A proviso is that we know that alcohol consumption has virtually no redeeming health value, even in moderate amounts, much less enough to induce hangovers. The latest studies highlight its negative impact on a wide spectrum of cancers, on neurological health, and its cardiovascular benefits have been vastly oversold. Giving binge-drinkers hydrogen is a little like putting filters on “low-tar” cigarettes, and may even have unintended consequences—like giving people license to consume more booze with seeming impunity.

Even the AJCN study authors somewhat sheepishly concede:

“It needs to be explained that, in a public health view, it seems like a better idea to avoid binge-drinking instead of having to inhale or drink hydrogen gas/water before or during the alcohol intake.”

But as a proof of principle, the research is intriguing. If hydrogen has such a profound effect on detoxifying alcohol, might it not find a wide variety of more serious clinical applications? Could it provide a means of detoxifying from the effects of ubiquitous environmental pollutants? As a “rescue” treatment after harsh chemo or radiation? For the myriad of diseases that involve inflammatory pathways that hydrogen is now shown to quench? To aid recovery from strenuous workouts? Or as a general purpose anti-aging elixir?

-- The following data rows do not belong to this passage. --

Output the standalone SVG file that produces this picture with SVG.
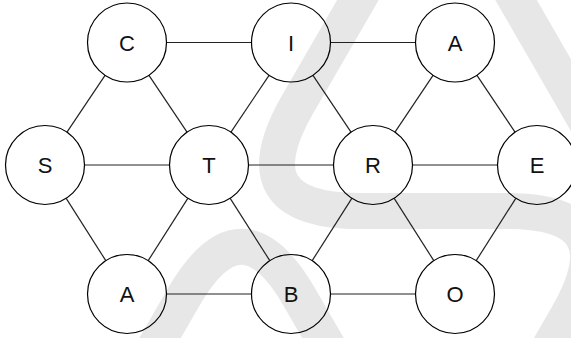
<svg xmlns="http://www.w3.org/2000/svg" width="571" height="338" viewBox="0 0 571 338">
<style>
.wm{fill:none;stroke:#e7e7e7;stroke-width:36;stroke-linecap:butt}
.node circle{fill:none;stroke:#000;stroke-width:1.2}
.node text{font-family:"Liberation Sans",Arial,sans-serif;font-size:22px;fill:#111;text-anchor:middle}
#edges line{stroke:#222;stroke-width:1.2}
</style>
<rect width="571" height="338" fill="#fff"/>
<g id="watermark">
<path class="wm" d="M369.5,-20 L297.5,104.5 Q236,211 359,211 L508,211 Q628,211 568,315 L542,360"/>
<path class="wm" d="M504.5,-20 L631.4,200"/>
<path class="wm" d="M147.3,360 L184,296.6 Q241.5,197 299,296.6 L335.7,360"/>
</g>
<g id="edges">
<line x1="166.5" y1="42.5" x2="251.5" y2="42.5"/>
<line x1="330.5" y1="42.5" x2="415.5" y2="42.5"/>
<line x1="84.5" y1="165" x2="169.5" y2="165"/>
<line x1="248.5" y1="165" x2="333.5" y2="165"/>
<line x1="412.5" y1="165" x2="497.5" y2="165"/>
<line x1="166.5" y1="294" x2="251.5" y2="294"/>
<line x1="330.5" y1="294" x2="415.5" y2="294"/>
<line x1="105.03" y1="75.33" x2="66.97" y2="132.17"/>
<line x1="148.97" y1="75.33" x2="187.03" y2="132.17"/>
<line x1="269.03" y1="75.33" x2="230.97" y2="132.17"/>
<line x1="312.97" y1="75.33" x2="351.03" y2="132.17"/>
<line x1="433.03" y1="75.33" x2="394.97" y2="132.17"/>
<line x1="476.97" y1="75.33" x2="515.03" y2="132.17"/>
<line x1="66.19" y1="198.33" x2="105.81" y2="260.67"/>
<line x1="187.81" y1="198.33" x2="148.19" y2="260.67"/>
<line x1="230.19" y1="198.33" x2="269.81" y2="260.67"/>
<line x1="351.81" y1="198.33" x2="312.19" y2="260.67"/>
<line x1="394.19" y1="198.33" x2="433.81" y2="260.67"/>
<line x1="515.81" y1="198.33" x2="476.19" y2="260.67"/>
</g>
<g id="node-C" class="node"><circle cx="127" cy="42.5" r="39.5"/><text x="127" y="50.5">C</text></g>
<g id="node-I" class="node"><circle cx="291" cy="42.5" r="39.5"/><text x="291" y="50.5">I</text></g>
<g id="node-A1" class="node"><circle cx="455" cy="42.5" r="39.5"/><text x="455" y="50.5">A</text></g>
<g id="node-S" class="node"><circle cx="45" cy="165" r="39.5"/><text x="45" y="173">S</text></g>
<g id="node-T" class="node"><circle cx="209" cy="165" r="39.5"/><text x="209" y="173">T</text></g>
<g id="node-R" class="node"><circle cx="373" cy="165" r="39.5"/><text x="373" y="173">R</text></g>
<g id="node-E" class="node"><circle cx="537" cy="165" r="39.5"/><text x="537" y="173">E</text></g>
<g id="node-A2" class="node"><circle cx="127" cy="294" r="39.5"/><text x="127" y="302">A</text></g>
<g id="node-B" class="node"><circle cx="291" cy="294" r="39.5"/><text x="291" y="302">B</text></g>
<g id="node-O" class="node"><circle cx="455" cy="294" r="39.5"/><text x="455" y="302">O</text></g>
</svg>
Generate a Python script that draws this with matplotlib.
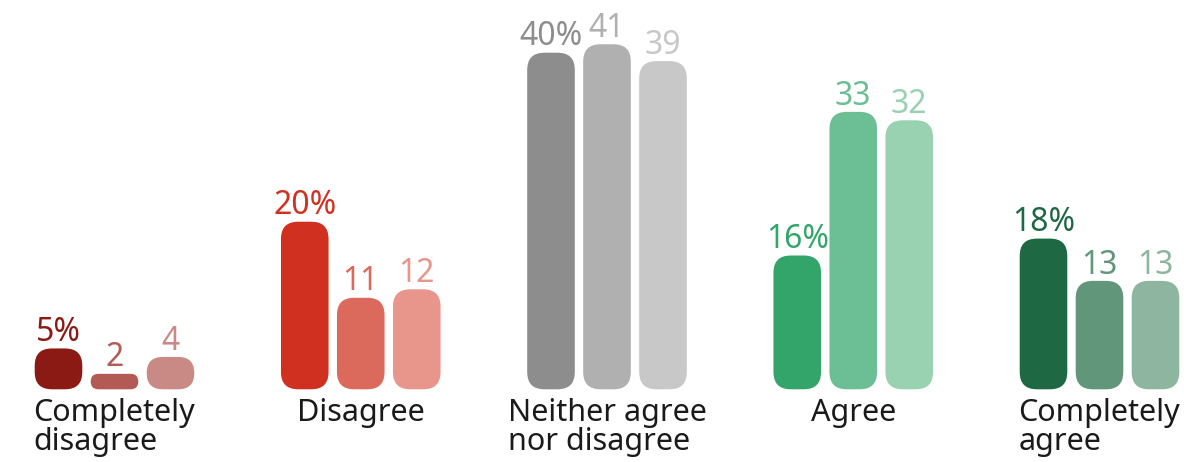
import matplotlib.pyplot as plt
from matplotlib.patches import FancyBboxPatch

categories = ["Completely\ndisagree", "Disagree", "Neither agree\nnor disagree", "Agree", "Completely\nagree"]
series_a = [5, 20, 40, 16, 18]
series_b = [2, 11, 41, 33, 13]
series_c = [4, 12, 39, 32, 13]

colors = [
    ["#8b1a14", "#b35a55", "#c98a86"],
    ["#d03020", "#dc6a5c", "#e8968c"],
    ["#8e8d8e", "#b0b0b0", "#c8c8c8"],
    ["#33a56a", "#6cbf94", "#98d2b1"],
    ["#1e6843", "#62967a", "#8db5a0"],
]

plt.rcParams['font.family'] = ['Noto Sans', 'DejaVu Sans']

W, H = 1184, 462
fig = plt.figure(figsize=(W / 100, H / 100), dpi=100)
base_px = 72
ax = fig.add_axes([0, base_px / H, 1, (H - base_px) / H])

px_per_group = 246.25
px_per_unit = 8.45
ax.set_xlim(-114.5 / px_per_group, (W - 114.5) / px_per_group)
ax.set_ylim(0, (H - base_px) / px_per_unit)
ax.axis('off')

bar_w = 49 / px_per_group
step = 56 / px_per_group
aspect = px_per_group / px_per_unit
radius_px = 18

for i, cat in enumerate(categories):
    values = [series_a[i], series_b[i], series_c[i]]
    for j, v in enumerate(values):
        x = i + (j - 1) * step
        h_px = v * px_per_unit
        r = min(radius_px, h_px / 2) / px_per_group
        patch = FancyBboxPatch((x - bar_w / 2, 0), bar_w, v,
                               boxstyle=f"round,pad=0,rounding_size={r}",
                               mutation_aspect=aspect,
                               facecolor=colors[i][j], edgecolor="white",
                               linewidth=1.0)
        ax.add_patch(patch)
        label = f"{v}%" if j == 0 else f"{v}"
        ax.annotate(label, (x, v), xytext=(0, -1), textcoords='offset points',
                    ha='center', va='bottom', fontsize=23, color=colors[i][j])
    ax.annotate(cat, (i, 0), xytext=(0, -6), textcoords='offset points',
                ha='center', va='top', multialignment='left',
                fontsize=22, color="#1a1a1a", linespacing=0.95,
                annotation_clip=False)

fig.savefig("out.png", dpi=100)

I can even envision the potential for rectal administration of hydrogen gas or enriched water for intestinal ailments like colitis (It’s already been found effective in a mouse model of colitis when the animals drank hydrogen water).

More has to be determined in terms of delivery method (inhaled gas vs. hydrogen-infused water) and precise dosing (schedules and concentration); is it possible that H2 will synergize with some of our more tried and true antioxidants like vitamin C or glutathione? Future research will seek answers.

I’m no expert on hydrogen water, but there are a wide array of consumer options as the hydrogen Gold Rush inevitably begins. According to a review in Natural Medicine Journal:

“Individual cans or bottles range from $2.50 to $3.00 each versus about $0.60/bottle of spring water.” But to get the full benefits of hydrogen water seen in most studies, they say, you’d have to drink six 8 oz. bottles which could add up to around $15 per day. “Hydrogen water tablets and machines are also available, which may cut down on the cost somewhat.”

Top-rated kitchen counter hydrogen water generators range in price from a few hundred dollars to over $5000, which means it’ll take a while to amortize the outlay. Factor in the cost of electricity to power these gadgets. Don’t ask me to rate their price-worthiness or reliability, because I have no idea. It appears these products come and go with great rapidity, but with demand sure to increase, innovative companies are sure to step up.

BOTTOM LINE: Hydrogen administration is a serious health modality whose full potential will only be revealed by future research. Intelligent Medicine is sure to keep you abreast of this emerging story.